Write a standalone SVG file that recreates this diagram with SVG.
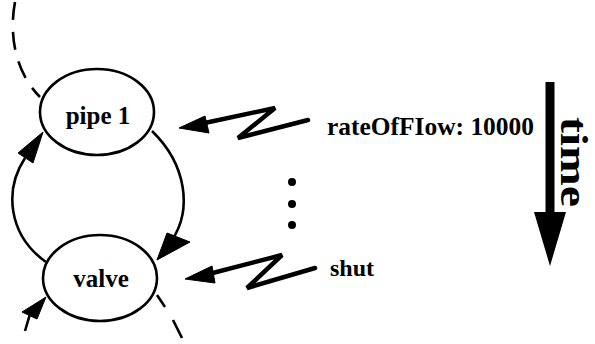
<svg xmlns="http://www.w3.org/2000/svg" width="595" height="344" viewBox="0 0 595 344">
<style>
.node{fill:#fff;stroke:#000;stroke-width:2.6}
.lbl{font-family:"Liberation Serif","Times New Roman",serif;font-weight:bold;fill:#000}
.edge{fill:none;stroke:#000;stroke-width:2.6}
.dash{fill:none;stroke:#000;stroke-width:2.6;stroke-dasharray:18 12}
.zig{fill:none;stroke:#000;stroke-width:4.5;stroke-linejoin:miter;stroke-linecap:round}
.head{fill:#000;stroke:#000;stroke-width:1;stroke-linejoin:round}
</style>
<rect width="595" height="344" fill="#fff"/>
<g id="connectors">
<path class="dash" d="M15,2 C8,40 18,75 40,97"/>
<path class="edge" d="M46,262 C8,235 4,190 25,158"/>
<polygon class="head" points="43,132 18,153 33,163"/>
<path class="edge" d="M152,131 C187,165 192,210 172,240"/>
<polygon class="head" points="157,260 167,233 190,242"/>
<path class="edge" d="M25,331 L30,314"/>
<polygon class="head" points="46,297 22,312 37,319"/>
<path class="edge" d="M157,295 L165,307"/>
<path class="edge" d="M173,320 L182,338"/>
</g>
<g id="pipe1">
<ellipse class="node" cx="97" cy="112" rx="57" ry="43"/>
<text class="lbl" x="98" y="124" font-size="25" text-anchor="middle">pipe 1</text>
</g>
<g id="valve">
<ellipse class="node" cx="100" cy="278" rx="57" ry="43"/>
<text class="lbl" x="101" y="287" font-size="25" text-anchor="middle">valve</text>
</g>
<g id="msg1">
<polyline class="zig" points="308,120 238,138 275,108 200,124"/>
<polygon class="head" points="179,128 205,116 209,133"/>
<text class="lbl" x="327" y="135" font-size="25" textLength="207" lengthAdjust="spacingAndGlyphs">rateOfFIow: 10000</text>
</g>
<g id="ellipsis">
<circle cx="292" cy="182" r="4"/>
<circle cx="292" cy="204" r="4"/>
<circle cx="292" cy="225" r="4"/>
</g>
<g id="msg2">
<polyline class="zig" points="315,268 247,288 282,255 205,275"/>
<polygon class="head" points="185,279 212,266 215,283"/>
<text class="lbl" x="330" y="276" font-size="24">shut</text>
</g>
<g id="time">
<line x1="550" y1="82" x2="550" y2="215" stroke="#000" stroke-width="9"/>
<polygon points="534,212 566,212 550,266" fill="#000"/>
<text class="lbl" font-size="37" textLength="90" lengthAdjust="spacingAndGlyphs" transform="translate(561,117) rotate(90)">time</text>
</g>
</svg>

━━━━━━━━━━━━━━━━━━━━

- **Task to complete**
Copy all the lines of data exactly as they appear, dropping any images.

- **Solution below**
Write a standalone SVG file that recreates this diagram with SVG.
<svg xmlns="http://www.w3.org/2000/svg" width="595" height="344" viewBox="0 0 595 344">
<style>
.node{fill:#fff;stroke:#000;stroke-width:2.6}
.lbl{font-family:"Liberation Serif","Times New Roman",serif;font-weight:bold;fill:#000}
.edge{fill:none;stroke:#000;stroke-width:2.6}
.dash{fill:none;stroke:#000;stroke-width:2.6;stroke-dasharray:18 12}
.zig{fill:none;stroke:#000;stroke-width:4.5;stroke-linejoin:miter;stroke-linecap:round}
.head{fill:#000;stroke:#000;stroke-width:1;stroke-linejoin:round}
</style>
<rect width="595" height="344" fill="#fff"/>
<g id="connectors">
<path class="dash" d="M15,2 C8,40 18,75 40,97"/>
<path class="edge" d="M46,262 C8,235 4,190 25,158"/>
<polygon class="head" points="43,132 18,153 33,163"/>
<path class="edge" d="M152,131 C187,165 192,210 172,240"/>
<polygon class="head" points="157,260 167,233 190,242"/>
<path class="edge" d="M25,331 L30,314"/>
<polygon class="head" points="46,297 22,312 37,319"/>
<path class="edge" d="M157,295 L165,307"/>
<path class="edge" d="M173,320 L182,338"/>
</g>
<g id="pipe1">
<ellipse class="node" cx="97" cy="112" rx="57" ry="43"/>
<text class="lbl" x="98" y="124" font-size="25" text-anchor="middle">pipe 1</text>
</g>
<g id="valve">
<ellipse class="node" cx="100" cy="278" rx="57" ry="43"/>
<text class="lbl" x="101" y="287" font-size="25" text-anchor="middle">valve</text>
</g>
<g id="msg1">
<polyline class="zig" points="308,120 238,138 275,108 200,124"/>
<polygon class="head" points="179,128 205,116 209,133"/>
<text class="lbl" x="327" y="135" font-size="25" textLength="207" lengthAdjust="spacingAndGlyphs">rateOfFIow: 10000</text>
</g>
<g id="ellipsis">
<circle cx="292" cy="182" r="4"/>
<circle cx="292" cy="204" r="4"/>
<circle cx="292" cy="225" r="4"/>
</g>
<g id="msg2">
<polyline class="zig" points="315,268 247,288 282,255 205,275"/>
<polygon class="head" points="185,279 212,266 215,283"/>
<text class="lbl" x="330" y="276" font-size="24">shut</text>
</g>
<g id="time">
<line x1="550" y1="82" x2="550" y2="215" stroke="#000" stroke-width="9"/>
<polygon points="534,212 566,212 550,266" fill="#000"/>
<text class="lbl" font-size="37" textLength="90" lengthAdjust="spacingAndGlyphs" transform="translate(561,117) rotate(90)">time</text>
</g>
</svg>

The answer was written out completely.